MOTORISTS enduring the slow commute into Leeds have been regularly greeted this month by an electronic road sign that invites them to use public transport this Christmas.
Yet two decisions – confirmation of the latest increase in rail fares and a damning critique of the bus industry – illustrate Yorkshire’s continued over-dependence on the car.
Though the headline increase in train tickets was limited to just 5.9 per cent by measures in the Autumn Statement, West Yorkshire commuters will continue to pay an additional premium that goes towards the financing of new rolling stock. Despite this, many passengers will still have to stand on dilapidated trains – and tolerate services so unreliable that the Office of Rail Regulation has finally decided to act.
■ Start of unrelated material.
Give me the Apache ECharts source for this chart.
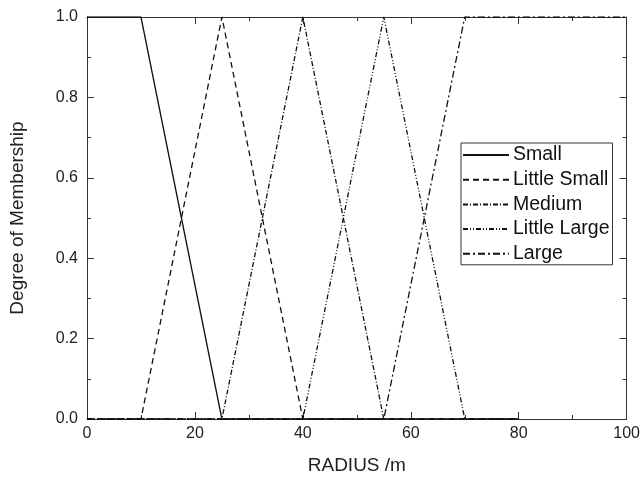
<!DOCTYPE html>
<html>
<head>
<meta charset="utf-8">
<script src="https://cdn.jsdelivr.net/npm/echarts@6/dist/echarts.min.js"></script>
<style>html,body{margin:0;padding:0;background:#fff}#c{width:643px;height:480px}</style>
</head>
<body>
<div id="c"></div>
<script>
const seriesNames = ["Small", "Little Small", "Medium", "Little Large", "Large"];
const small = [[0, 1], [10, 1], [25, 0], [80, 0]];
const littleSmall = [[0, 0], [10, 0], [25, 1], [40, 0], [80, 0]];
const medium = [[0, 0], [25, 0], [40, 1], [55, 0], [80, 0]];
const littleLarge = [[0, 0], [40, 0], [55, 1], [70, 0], [80, 0]];
const large = [[0, 0], [55, 0], [70, 1], [100, 1]];
const xTicks = [0, 20, 40, 60, 80, 100];
const yTicks = [0.0, 0.2, 0.4, 0.6, 0.8, 1.0];

const dashes = ["solid", [6, 4], [5, 2, 1, 2], [5, 2, 1, 2, 1, 2], [7, 3, 2, 3]];
const dataSets = [small, littleSmall, medium, littleLarge, large];
const font = "Liberation Sans, Arial, sans-serif";
const axisColor = "#333";

function mkX(pos, interval, len, showLine, labels) {
  return {
    type: "value", min: 0, max: 100, interval: interval, position: pos,
    splitLine: {show: false},
    axisLine: {show: showLine, onZero: false, lineStyle: {color: axisColor, width: 1}},
    axisTick: {show: true, inside: true, length: len, lineStyle: {color: axisColor}},
    axisLabel: labels ? {fontFamily: font, fontSize: 16, color: "#222", margin: 7,
      formatter: v => xTicks.includes(v) ? String(v) : ""} : {show: false}
  };
}
function mkY(pos, interval, len, showLine, labels) {
  return {
    type: "value", min: 0, max: 1, interval: interval, position: pos,
    splitLine: {show: false},
    axisLine: {show: showLine, onZero: false, lineStyle: {color: axisColor, width: 1}},
    axisTick: {show: true, inside: true, length: len, lineStyle: {color: axisColor}},
    axisLabel: labels ? {fontFamily: font, fontSize: 16, color: "#222", margin: 9,
      formatter: v => yTicks.find(t => Math.abs(t - v) < 1e-9) !== undefined ? v.toFixed(1) : ""} : {show: false}
  };
}

const xMain = mkX("bottom", 20, 7, true, true);
xMain.name = "RADIUS /m"; xMain.nameLocation = "middle"; xMain.nameGap = 37;
xMain.nameTextStyle = {fontFamily: font, fontSize: 19, color: "#222"};
const yMain = mkY("left", 0.2, 7, true, true);
yMain.name = "Degree of Membership"; yMain.nameLocation = "middle"; yMain.nameGap = 60;
yMain.nameTextStyle = {fontFamily: font, fontSize: 19, color: "#222"};

const chart = echarts.init(document.getElementById("c"), null, {renderer: "canvas"});
const option = {
  animation: false,
  backgroundColor: "#fff",
  grid: {left: 87, right: 14, top: 17, bottom: 58, containLabel: false},
  xAxis: [
    xMain,
    mkX("bottom", 10, 4, false, false),
    mkX("top", 20, 7, true, false),
    mkX("top", 10, 4, false, false)
  ],
  yAxis: [
    yMain,
    mkY("left", 0.1, 4, false, false),
    mkY("right", 0.2, 7, true, false),
    mkY("right", 0.1, 4, false, false)
  ],
  legend: {
    show: true,
    orient: "vertical", left: 461, top: 143,
    data: seriesNames,
    backgroundColor: "#fff",
    borderColor: "#333", borderWidth: 1, borderRadius: 0,
    padding: [2, 3, 1, 1], itemGap: 4.7, itemWidth: 46, itemHeight: 20,
    itemStyle: {opacity: 0, color: "rgba(0,0,0,0)", borderWidth: 0},
    textStyle: {fontFamily: font, fontSize: 19.5, color: "#111", padding: [0, 0, 0, -1]}
  },
  series: seriesNames.map((n, i) => ({
    name: n, type: "line", data: dataSets[i],
    xAxisIndex: 0, yAxisIndex: 0,
    showSymbol: false, symbol: "none",
    lineStyle: {color: "#111", width: 1.3, type: dashes[i]},
    itemStyle: {color: "#111"},
    z: 3
  }))
};
chart.setOption(option);
</script>
</body>
</html>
One reason for the growing exasperation of travellers is the manner in which the railways were privatised and allowed to become so fragmented – there’s no co-ordination of services, other than in London, to reflect the needs of the paying public and rules governing fares are becoming even more difficult to fathom.
Contrast this with the bus industry, deregulated in the 1980s, a decade before the railways were privatised, where a lack of competition is said to be stifling improvements to services.
According to the Competition Commission, five firms carry 70 per cent of passengers nationally – and patronage is now decreasing outside London, in part because the main bus companies have stifled the growth of rival operators.
Yet, if bus companies were performing to their optimum, passenger numbers would be increasing, especially when so many families are looking to reduce their dependence on the car during the slump.
The challenge is achieving this when the Government has devolved so much responsibility for buses to local authorities and public transport bodies who, in turn, enjoy an arm’s length relationship with operators.
There also needs to be a realism that each area has specific needs; perhaps councils should be far stricter in the awarding of subsidies.
That said, public transport will remain stuck in the slow lane until rail and bus bosses recognise that they are there to serve the public – and not the other way round, as is so often the case.